### Supplied material

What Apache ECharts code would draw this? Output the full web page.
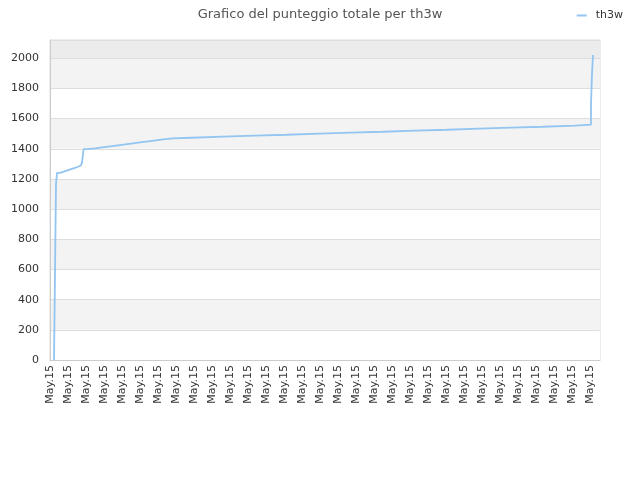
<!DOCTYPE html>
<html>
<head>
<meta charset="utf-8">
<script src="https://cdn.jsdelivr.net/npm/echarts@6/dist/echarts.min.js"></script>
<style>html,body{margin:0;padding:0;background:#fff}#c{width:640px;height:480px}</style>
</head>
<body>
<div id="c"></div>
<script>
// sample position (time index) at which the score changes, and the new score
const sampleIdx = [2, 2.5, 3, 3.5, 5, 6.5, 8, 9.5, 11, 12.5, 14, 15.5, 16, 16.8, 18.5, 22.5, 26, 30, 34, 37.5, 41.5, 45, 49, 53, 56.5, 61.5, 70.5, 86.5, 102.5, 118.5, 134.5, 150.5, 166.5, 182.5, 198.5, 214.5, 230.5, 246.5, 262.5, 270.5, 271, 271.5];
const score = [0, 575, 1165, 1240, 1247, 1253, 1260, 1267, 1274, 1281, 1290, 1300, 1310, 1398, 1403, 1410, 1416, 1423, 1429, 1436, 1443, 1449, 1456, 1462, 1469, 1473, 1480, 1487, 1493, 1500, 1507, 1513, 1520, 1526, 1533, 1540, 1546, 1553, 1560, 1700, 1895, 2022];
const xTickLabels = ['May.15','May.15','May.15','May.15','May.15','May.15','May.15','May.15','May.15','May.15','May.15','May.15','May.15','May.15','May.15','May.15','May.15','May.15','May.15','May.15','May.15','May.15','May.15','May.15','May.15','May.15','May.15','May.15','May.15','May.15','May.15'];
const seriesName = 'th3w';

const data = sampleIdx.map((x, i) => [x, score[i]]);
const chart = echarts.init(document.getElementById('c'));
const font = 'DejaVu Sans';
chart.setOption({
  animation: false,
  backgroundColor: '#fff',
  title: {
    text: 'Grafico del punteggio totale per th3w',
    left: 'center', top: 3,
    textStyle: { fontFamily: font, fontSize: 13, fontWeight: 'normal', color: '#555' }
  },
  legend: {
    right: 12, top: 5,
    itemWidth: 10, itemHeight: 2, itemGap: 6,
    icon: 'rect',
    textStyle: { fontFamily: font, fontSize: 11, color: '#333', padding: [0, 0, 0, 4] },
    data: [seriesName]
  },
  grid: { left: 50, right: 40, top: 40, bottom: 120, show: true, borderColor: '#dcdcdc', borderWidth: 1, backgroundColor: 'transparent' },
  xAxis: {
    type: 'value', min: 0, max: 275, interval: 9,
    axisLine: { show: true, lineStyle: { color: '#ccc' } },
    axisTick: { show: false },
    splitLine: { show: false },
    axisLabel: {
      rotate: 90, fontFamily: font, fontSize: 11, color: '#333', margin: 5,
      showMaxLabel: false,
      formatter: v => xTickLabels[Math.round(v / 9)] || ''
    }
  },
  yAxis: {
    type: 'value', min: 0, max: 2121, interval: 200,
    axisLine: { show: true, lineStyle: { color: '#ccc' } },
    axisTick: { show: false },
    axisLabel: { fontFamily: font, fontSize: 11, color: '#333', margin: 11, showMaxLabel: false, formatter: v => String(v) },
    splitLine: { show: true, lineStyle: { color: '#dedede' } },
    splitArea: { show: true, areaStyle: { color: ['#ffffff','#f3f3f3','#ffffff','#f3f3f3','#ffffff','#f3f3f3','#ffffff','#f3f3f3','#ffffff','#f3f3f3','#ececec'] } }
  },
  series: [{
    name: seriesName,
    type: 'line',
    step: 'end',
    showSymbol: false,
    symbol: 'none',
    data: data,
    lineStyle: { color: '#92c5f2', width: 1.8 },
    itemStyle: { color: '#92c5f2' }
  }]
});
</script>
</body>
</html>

######

-- Do this --
Every line above should be returned exactly; the pictures stay out.

-- Result of this exercise --
What Apache ECharts code would draw this? Output the full web page.
<!DOCTYPE html>
<html>
<head>
<meta charset="utf-8">
<script src="https://cdn.jsdelivr.net/npm/echarts@6/dist/echarts.min.js"></script>
<style>html,body{margin:0;padding:0;background:#fff}#c{width:640px;height:480px}</style>
</head>
<body>
<div id="c"></div>
<script>
// sample position (time index) at which the score changes, and the new score
const sampleIdx = [2, 2.5, 3, 3.5, 5, 6.5, 8, 9.5, 11, 12.5, 14, 15.5, 16, 16.8, 18.5, 22.5, 26, 30, 34, 37.5, 41.5, 45, 49, 53, 56.5, 61.5, 70.5, 86.5, 102.5, 118.5, 134.5, 150.5, 166.5, 182.5, 198.5, 214.5, 230.5, 246.5, 262.5, 270.5, 271, 271.5];
const score = [0, 575, 1165, 1240, 1247, 1253, 1260, 1267, 1274, 1281, 1290, 1300, 1310, 1398, 1403, 1410, 1416, 1423, 1429, 1436, 1443, 1449, 1456, 1462, 1469, 1473, 1480, 1487, 1493, 1500, 1507, 1513, 1520, 1526, 1533, 1540, 1546, 1553, 1560, 1700, 1895, 2022];
const xTickLabels = ['May.15','May.15','May.15','May.15','May.15','May.15','May.15','May.15','May.15','May.15','May.15','May.15','May.15','May.15','May.15','May.15','May.15','May.15','May.15','May.15','May.15','May.15','May.15','May.15','May.15','May.15','May.15','May.15','May.15','May.15','May.15'];
const seriesName = 'th3w';

const data = sampleIdx.map((x, i) => [x, score[i]]);
const chart = echarts.init(document.getElementById('c'));
const font = 'DejaVu Sans';
chart.setOption({
  animation: false,
  backgroundColor: '#fff',
  title: {
    text: 'Grafico del punteggio totale per th3w',
    left: 'center', top: 3,
    textStyle: { fontFamily: font, fontSize: 13, fontWeight: 'normal', color: '#555' }
  },
  legend: {
    right: 12, top: 5,
    itemWidth: 10, itemHeight: 2, itemGap: 6,
    icon: 'rect',
    textStyle: { fontFamily: font, fontSize: 11, color: '#333', padding: [0, 0, 0, 4] },
    data: [seriesName]
  },
  grid: { left: 50, right: 40, top: 40, bottom: 120, show: true, borderColor: '#dcdcdc', borderWidth: 1, backgroundColor: 'transparent' },
  xAxis: {
    type: 'value', min: 0, max: 275, interval: 9,
    axisLine: { show: true, lineStyle: { color: '#ccc' } },
    axisTick: { show: false },
    splitLine: { show: false },
    axisLabel: {
      rotate: 90, fontFamily: font, fontSize: 11, color: '#333', margin: 5,
      showMaxLabel: false,
      formatter: v => xTickLabels[Math.round(v / 9)] || ''
    }
  },
  yAxis: {
    type: 'value', min: 0, max: 2121, interval: 200,
    axisLine: { show: true, lineStyle: { color: '#ccc' } },
    axisTick: { show: false },
    axisLabel: { fontFamily: font, fontSize: 11, color: '#333', margin: 11, showMaxLabel: false, formatter: v => String(v) },
    splitLine: { show: true, lineStyle: { color: '#dedede' } },
    splitArea: { show: true, areaStyle: { color: ['#ffffff','#f3f3f3','#ffffff','#f3f3f3','#ffffff','#f3f3f3','#ffffff','#f3f3f3','#ffffff','#f3f3f3','#ececec'] } }
  },
  series: [{
    name: seriesName,
    type: 'line',
    step: 'end',
    showSymbol: false,
    symbol: 'none',
    data: data,
    lineStyle: { color: '#92c5f2', width: 1.8 },
    itemStyle: { color: '#92c5f2' }
  }]
});
</script>
</body>
</html>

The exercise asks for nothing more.